As the world’s biggest consulting firms look to bring their industry in line with the global push for net-zero, it has become clear that while their direct carbon footprint is important, it pales in comparison to the amount of emissions firms could cut out of the atmosphere if they worked to help their clients with their own net-zero ambitions.
This saw McKinsey & Company launch a new practice specialising in sustainability and ESG work in 2021. McKinsey Sustainability focuses on building new green businesses and innovations; retiring and repurposing the highest carbon intensity assets; and scaling nature-based solutions by scaling voluntary and compliance carbon markets.
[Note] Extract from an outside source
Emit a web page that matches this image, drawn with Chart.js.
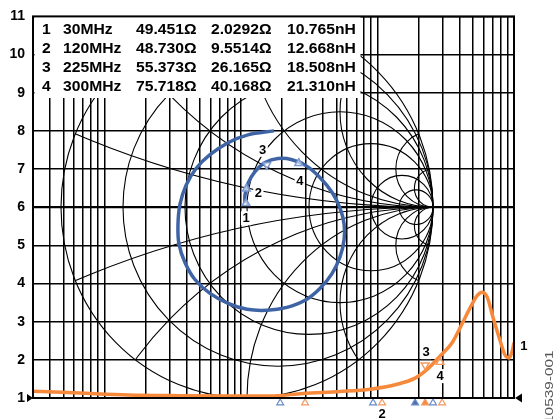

Now, as the firm looks to further promote the greening of the economy, McKinsey has sought to back investment in carbon removal technologies. Collaborating with Stripe, Alphabet, Shopify and Meta, McKinsey has developed an early market commitment in the world of carbon removal technologies, with the consortium of giants reserving a combined $925 million (€850 million) for their efforts.
Named Frontier, the collaboration will function as a subsidiary of Stripe – and will also be funded by the tens of thousands of companies that buy carbon removal through Stripe Climate. This will make Frontier the largest coalition of carbon removal buyers in the world, both in funding and membership.
Funding the future
An advance market commitment (AMC) is a concept initially taken from vaccine development. The first AMC accelerated the development of pneumococcal vaccines for low-income countries, something which eventually saved an estimated 700,000 lives.
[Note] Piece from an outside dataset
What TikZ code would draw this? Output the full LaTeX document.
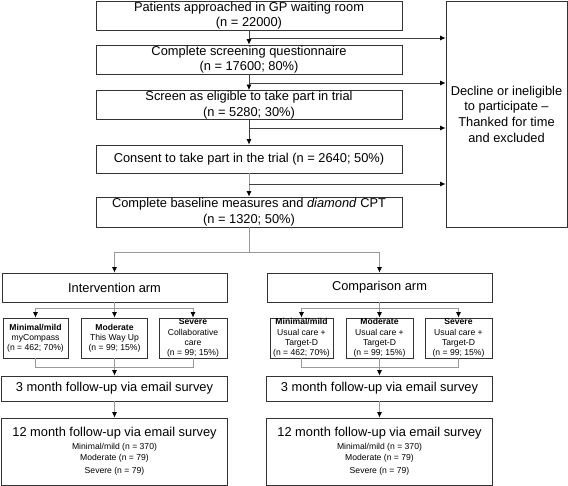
\documentclass[tikz,border=0pt]{standalone}
\usepackage{fontspec}
\setmainfont{Liberation Sans}
\usetikzlibrary{arrows.meta}
\newcommand{\smallfs}{\fontsize{8.6}{11}\selectfont}
\newcommand{\followlines}{\smallfs\begin{tabular}[t]{@{}c@{}}Minimal/mild (n = 370)\\Moderate (n = 79)\\[2pt]Severe (n = 79)\end{tabular}}
\tikzset{
  bigbox/.style={draw=black!80, line width=0.8pt, minimum width=306pt, inner sep=0pt, align=center, font=\fontsize{12.85}{15.5}\selectfont},
  decbox/.style={draw=black!80, line width=0.8pt, minimum width=121pt, minimum height=226pt, inner sep=0pt, align=center, font=\fontsize{12.85}{15.7}\selectfont},
  armbox/.style={draw=black!80, line width=0.8pt, minimum width=225pt, inner sep=0pt, align=center, font=\fontsize{12.85}{15.5}\selectfont},
  subbox/.style={draw=black!80, line width=0.8pt, minimum height=40pt, inner sep=0pt, align=center, font=\fontsize{8.6}{10.2}\selectfont},
  upline/.style={draw=black!75, line width=0.8pt},
  lowline/.style={draw=black!40, line width=0.8pt},
  arr/.style={-{Latex[length=5.5pt,width=5pt,color=black]}}
}
\begin{document}
\begin{tikzpicture}[x=1pt,y=-1pt]
\useasboundingbox (0,0) rectangle (568,486);

% top column
\node[bigbox, minimum height=29pt] (b1) at (249,15.5) {Patients approached in GP waiting room\\(n = 22000)};
\node[bigbox, minimum height=29pt] (b2) at (249,59.5) {Complete screening questionnaire\\(n = 17600; 80\%)};
\node[bigbox, minimum height=29pt] (b3) at (249,105) {Screen as eligible to take part in trial\\(n = 5280; 30\%)};
\node[bigbox, minimum height=28pt] (b4) at (249,159) {Consent to take part in the trial (n = 2640; 50\%)};
\node[bigbox, minimum height=30pt] (b5) at (249,212) {Complete baseline measures and \textit{diamond} CPT\\(n = 1320; 50\%)};
\node[decbox] (dec) at (506.5,114) {Decline or ineligible\\to participate –\\Thanked for time\\and excluded};

\draw[upline,arr] (b1.south) -- (b2.north);
\draw[upline,arr] (b2.south) -- (b3.north);
\draw[upline,arr] (b3.south) -- (b4.north);
\draw[lowline,arr] (b4.south) -- (b5.north);

\coordinate (j1) at (249,38);
\coordinate (j2) at (249,83);
\coordinate (j3) at (249,128);
\coordinate (j4) at (249,184);
\draw[upline,arr] (j1) -- (j1 -| dec.west);
\draw[upline,arr] (j2) -- (j2 -| dec.west);
\draw[upline,arr] (j3) -- (j3 -| dec.west);
\draw[upline,arr] (j4) -- (j4 -| dec.west);

% arms
\node[armbox, minimum height=29pt] (int) at (114.5,287.5) {Intervention arm};
\node[armbox, minimum height=29pt] (cmp) at (379.5,287.5) {Comparison arm};
\coordinate (sp) at (249,252);
\draw[lowline] (b5.south) -- (sp);
\draw[lowline,arr] (sp) -| (int.north);
\draw[lowline,arr] (sp) -| (cmp.north);

% intervention sub-boxes
\node[subbox, minimum width=65pt] (i1) at (35.5,338) {\textbf{Minimal/mild}\\myCompass\\(n = 462; 70\%)};
\node[subbox, minimum width=66pt] (i2) at (114.5,338) {\textbf{Moderate}\\This Way Up\\(n = 99; 15\%)};
\node[subbox, minimum width=68pt] (i3) at (193,338) {\textbf{Severe}\\Collaborative\\care\\(n = 99; 15\%)};
\coordinate (is) at (114.5,308);
\draw[lowline] (int.south) -- (is);
\draw[lowline,arr] (is) -| (i1.north);
\draw[lowline,arr] (is) -| (i3.north);
\draw[lowline,arr] (is) -- (i2.north);

% comparison sub-boxes
\node[subbox, minimum width=63pt] (c1) at (301.5,338) {\textbf{Minimal/mild}\\Usual care +\\Target-D\\(n = 462; 70\%)};
\node[subbox, minimum width=67pt] (c2) at (379.5,338) {\textbf{Moderate}\\Usual care +\\Target-D\\(n = 99; 15\%)};
\node[subbox, minimum width=67pt] (c3) at (458.5,338) {\textbf{Severe}\\Usual care +\\Target-D\\(n = 99; 15\%)};
\coordinate (cs) at (379.5,308);
\draw[lowline] (cmp.south) -- (cs);
\draw[lowline,arr] (cs) -| (c1.north);
\draw[lowline,arr] (cs) -| (c3.north);
\draw[lowline,arr] (cs) -- (c2.north);

% follow-ups
\node[armbox, minimum width=226pt, minimum height=25pt] (i3m) at (114.5,388.5) {3 month follow-up via email survey};
\node[armbox, minimum width=226pt, minimum height=67pt] (i12m) at (114.5,451.5) {12 month follow-up via email survey\\[-2.5pt]\followlines};
\node[armbox, minimum width=226pt, minimum height=25pt] (c3m) at (379.5,388.5) {3 month follow-up via email survey};
\node[armbox, minimum width=226pt, minimum height=67pt] (c12m) at (379.5,451.5) {12 month follow-up via email survey\\[-2.5pt]\followlines};

\coordinate (im) at (114.5,367);
\draw[lowline] (i1.south) |- (im);
\draw[lowline] (i3.south) |- (im);
\draw[lowline,arr] (i2.south) -- (i3m.north);
\draw[lowline,arr] (i3m.south) -- (i12m.north);

\coordinate (cm) at (379.5,367);
\draw[lowline] (c1.south) |- (cm);
\draw[lowline] (c3.south) |- (cm);
\draw[lowline,arr] (c2.south) -- (c3m.north);
\draw[lowline,arr] (c3m.south) -- (c12m.north);
\end{tikzpicture}
\end{document}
Operating as an AMC, Frontier aims to accelerate the development of carbon removal technologies by guaranteeing future demand for them. This is intended to send a signal to researchers, entrepreneurs, and investors that there is a growing demand for the technologies – providing a profit incentive to encourage the production of carbon removal technology.
While investment from venture capital and private equity is pouring into the climate tech sector, research suggests not enough of it is targeting the reduction of greenhouse gasses – with investors favouring projects they see as providing more rapid returns. Similarly, while sustainability can bring huge benefits to manufacturers, a minority of 11% are scaling their sustainability initiatives at present as they look to improve their bottom lines elsewhere.
To address this, Frontier hopes to deploy solutions from the vaccine development market to carbon removal. While both face uncertainty about long-term demand and unproven technologies, the entity asserts that AMCs have the power to send a strong and immediate demand signal without picking winning technologies at the start.
Nan Ransohoff, Head of Climate at Stripe, said, “With Frontier, we want to send a loud demand signal to entrepreneurs, researchers, and investors that there is a market for permanent carbon removal: build and we will buy.”
“In practice, Frontier’s team of technical and commercial experts facilitates purchases from high-potential carbon removal companies on behalf of buyers. Over time, we plan to open Frontier to new buyers to further increase demand and spur new supply.”
Dickon Pinner, senior partner and co-leader of McKinsey Sustainability: “Our research shows that the amount of carbon removals needed by 2025 to achieve the IPCC’s 1.5°C pathway will be missed by 80 percent, based on the current pipeline of projects. Frontier will play a catalytic role in enabling the supply of high quality carbon removals.”